The interim results have been published for the period ending 30 September 2024. To read the full details, please click here: Kinovo Interim Results

Financial highlights (Continuing Operations):

  • Revenue increased by 2% to £30.3 million (H1 2023: £29.8 million)
  • Gross profit up 9% from £7.71 million to £8.40 million
  • Gross margin increased by 1.8ppt to 27.7% (H1 2023: 25.9%)
  • Adjusted EBITDA up 21% to £2.9 million (H1 2023: £2.4 million)
  • Operating profit increased by 47% to £2.7 million (H1 2023: £1.9 million)
  • Basic earnings per share increased 43% to 3.08p from 2.16p in H1 2023
  • Cash conversion of 92% during the period (H1 2023: 130%)
  • Net cash of £1.0 million (H1 2023, net debt: £56,000)

Operating highlights:

  • A favourable mix of works, operational efficiencies and lower non-underlying costs delivered increased gross margin
  • Three-year visible revenues increased to £157.0 million (FY 2023: £146.4 million) with 95% of revenues recurring
  • Regulation attributable revenues increased to 61% of the Group’s total revenues (H1 2023: 54%), due to legislation drivers, delivering growth of 15% in Regulation revenues
  • Regeneration attributable revenues increase to 26% of the Group’s total revenues (H1 2023: 25%) with growth of 8%
  • Renewables down to £3.87 million in the period from £6.29 million but is expected to reverse in H2
  • Electrical services leads the Group’s service performance, accounting for 47% of total revenues and delivering 20% growth
  • Numerous successful placements on major frameworks and subsequent direct awards provide a strong  pipeline of opportunities
  • Further strategic investment in the Business Development and Renewables teams to accelerate organic growth momentum
  • Satellite office established in Dereham, Norfolk following the strong interest in our services in the East of England, which further consolidates our geographic position
  • Our year two Carbon Net Zero Strategic Report has been released with our maiden ESG Impact Report to be published in December 2023

Discontinued operations, DCB (Kent) Limited (“DCB”):

  • Work has progressed substantially on seven of the nine projects; five are on track to be completed in December 2023 with the other two are expected to be completed by the end of the FY24 financial year
  • On one of the remaining two projects the construction partner entered into administration in October 2023, leading to a terminable event for the contract.
  • Constructive negotiations continue with the final project which is now currently scheduled to complete in early 2026
  • As previously announced, project amendments and additional remedial costs have together resulted in an additional pre-tax provision of £0.46 million as at the half year. However, these estimates may change as we move towards completion of the projects and we will update the market with any further material changes if or when they may occur.

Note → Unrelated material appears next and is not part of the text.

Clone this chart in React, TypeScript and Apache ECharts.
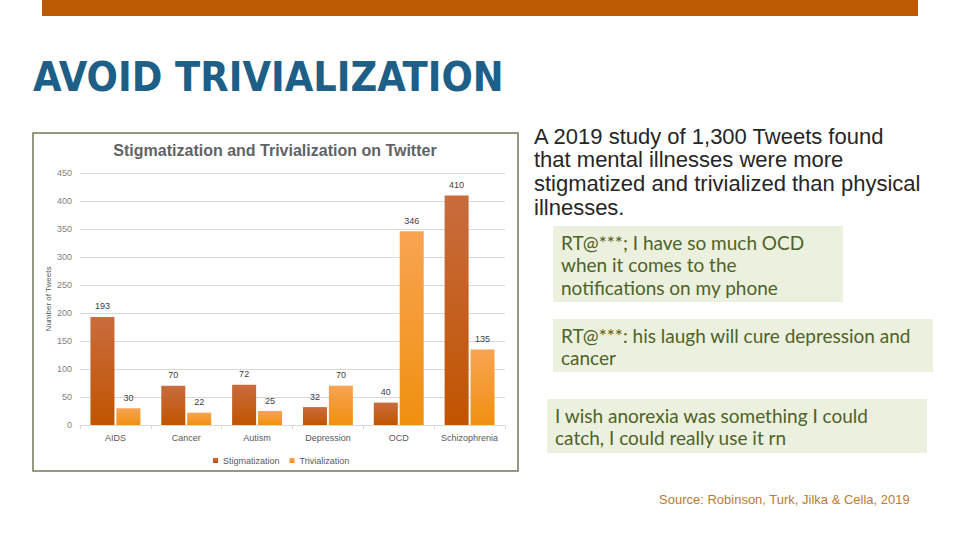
import React, { useEffect, useRef } from "react";
import * as echarts from "echarts";

const categories = ["AIDS", "Cancer", "Autism", "Depression", "OCD", "Schizophrenia"];
const stigmatization = [193, 70, 72, 32, 40, 410];
const trivialization = [30, 22, 25, 70, 346, 135];
const seriesNames = ["Stigmatization", "Trivialization"];

const slideTitle = "AVOID TRIVIALIZATION";
const chartTitle = "Stigmatization and Trivialization on Twitter";
const yAxisName = "Number of Tweets";
const summaryLines = [
  "A 2019 study of 1,300 Tweets found",
  "that mental illnesses were more",
  "stigmatized and trivialized than physical",
  "illnesses.",
];
const quote1 = ["RT@***; I have so much OCD", "when it comes to the", "notifications on my phone"];
const quote2 = ["RT@***: his laugh will cure depression and", "cancer"];
const quote3 = ["I wish anorexia was something I could", "catch, I could really use it rn"];
const sourceText = "Source: Robinson, Turk, Jilka & Cella, 2019";

const lines = (arr: string[], x: number, y0: number, lh: number, style: any) =>
  arr.map((t, i) => ({
    type: "text",
    x,
    y: y0 + i * lh,
    style: { text: t, textVerticalAlign: "middle", ...style },
  }));

export default function App() {
  const ref = useRef<HTMLDivElement>(null);
  useEffect(() => {
    document.body.style.margin = "0";
    const chart = echarts.init(ref.current!, undefined, { renderer: "svg" });
    const quoteStyle = { font: '19px Lato, "Open Sans", sans-serif', fill: "#4F6228" };
    const ff = '"Liberation Sans", Arial, sans-serif';
    const option: any = {
      animation: false,
      backgroundColor: "#FFFFFF",
      grid: { left: 80, right: 455, top: 173, bottom: 115 },
      legend: {
        data: seriesNames,
        left: 208,
        top: 451,
        itemWidth: 5,
        itemHeight: 5,
        itemGap: 10,
        icon: "rect",
        textStyle: { fontSize: 9, color: "#595959", fontFamily: ff },
      },
      xAxis: {
        type: "category",
        data: categories,
        axisLine: { lineStyle: { color: "#D9D9D9" } },
        axisTick: { show: true, length: 4, lineStyle: { color: "#D9D9D9" } },
        axisLabel: { interval: 0, fontSize: 9, color: "#595959", margin: 8, fontFamily: ff },
      },
      yAxis: {
        type: "value",
        min: 0,
        max: 450,
        interval: 50,
        name: yAxisName,
        nameLocation: "middle",
        nameGap: 28,
        nameTextStyle: { fontSize: 8, color: "#595959", fontFamily: ff },
        axisLine: { show: false },
        axisTick: { show: false },
        splitLine: { lineStyle: { color: "#D9D9D9" } },
        axisLabel: { fontSize: 9, color: "#7F7F7F", margin: 8, fontFamily: ff },
      },
      series: [
        {
          name: seriesNames[0],
          type: "bar",
          data: stigmatization,
          barWidth: 24,
          barGap: "8%",
          itemStyle: {
            color: new echarts.graphic.LinearGradient(0, 0, 0, 1, [
              { offset: 0, color: "#C96C3E" },
              { offset: 1, color: "#C05400" },
            ]),
          },
          label: { show: true, position: "top", distance: 6, fontSize: 9, color: "#404040", fontFamily: ff },
        },
        {
          name: seriesNames[1],
          type: "bar",
          data: trivialization,
          barWidth: 24,
          itemStyle: {
            color: new echarts.graphic.LinearGradient(0, 0, 0, 1, [
              { offset: 0, color: "#F8A452" },
              { offset: 1, color: "#F09010" },
            ]),
          },
          label: { show: true, position: "top", distance: 6, fontSize: 9, color: "#404040", fontFamily: ff },
        },
      ],
      graphic: [
        { type: "rect", z: -10, shape: { x: 42, y: 0, width: 876, height: 16 }, style: { fill: "#BE5A04" } },
        {
          type: "text",
          x: 33,
          y: 77,
          style: {
            text: slideTitle,
            textVerticalAlign: "middle",
            font: 'bold 41px "Liberation Sans Narrow", "DejaVu Sans Condensed", sans-serif',
            fill: "#1D5F87",
          },
        },
        {
          type: "rect",
          z: -10,
          shape: { x: 33, y: 133, width: 485, height: 338 },
          style: { fill: "#FFFFFF", stroke: "#76765A", lineWidth: 1.5 },
        },
        {
          type: "text",
          x: 275,
          y: 150,
          style: {
            text: chartTitle,
            textAlign: "center",
            textVerticalAlign: "middle",
            font: 'bold 16px "Liberation Sans", Arial, sans-serif',
            fill: "#5F6368",
          },
        },
        ...lines(summaryLines, 534, 136, 23.8, { font: '22px "Liberation Sans", Arial, sans-serif', fill: "#262626" }),
        { type: "rect", z: -10, shape: { x: 553, y: 226, width: 290, height: 76 }, style: { fill: "#EBF1DE" } },
        ...lines(quote1, 561, 242, 22.5, quoteStyle),
        { type: "rect", z: -10, shape: { x: 553, y: 319, width: 380, height: 53 }, style: { fill: "#EBF1DE" } },
        ...lines(quote2, 561, 335, 22.5, quoteStyle),
        { type: "rect", z: -10, shape: { x: 547, y: 399, width: 380, height: 54 }, style: { fill: "#EBF1DE" } },
        ...lines(quote3, 555, 415, 22.5, quoteStyle),
        {
          type: "text",
          x: 659,
          y: 499,
          style: {
            text: sourceText,
            textVerticalAlign: "middle",
            font: '13px "Liberation Sans", Arial, sans-serif',
            fill: "#BE7A33",
          },
        },
      ],
    };
    chart.setOption(option);
    return () => chart.dispose();
  }, []);
  return <div ref={ref} style={{ width: 960, height: 540, position: "absolute", left: 0, top: 0 }} />;
}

  • The second half has started well, with revenues expected to pick up further in the second half of the year, albeit at more normalised margins, as part of the Group’s traditional heavier second half weighting
  • Ongoing execution of strategic initiatives under the three key pillars of Regulation, Regeneration and Renewables continues to strengthen our position and create opportunities for all service divisions
  • At least seven of nine DCB projects expected to be completed during the current financial year
  • The Group is trading in line with the Board’s expectations for the full year and is well positioned to continue its growth trajectory

David Bullen, Chief Executive Officer of Kinovo, commented:

“I am pleased to report another strong period of growth for Kinovo, with revenue and profits both increasing during the half year. The business continues to benefit from our strategic repositioning, concentrating our service offering, as well as external legislative drivers, while our framework placings represent a significant growth opportunity and will enable further diversification of our services.

 The second half has started well and we are trading in line with the Board’s expectations for the full year, and remain confident that we have the right strategy to drive growth and realise Kinovo’s significant potential. I am satisfied with the progress made on the DCB projects, with seven of the nine due to be completed this financial year. We continue to prioritise investing in our people, we have motivated teams and we are confident in our long-term success.”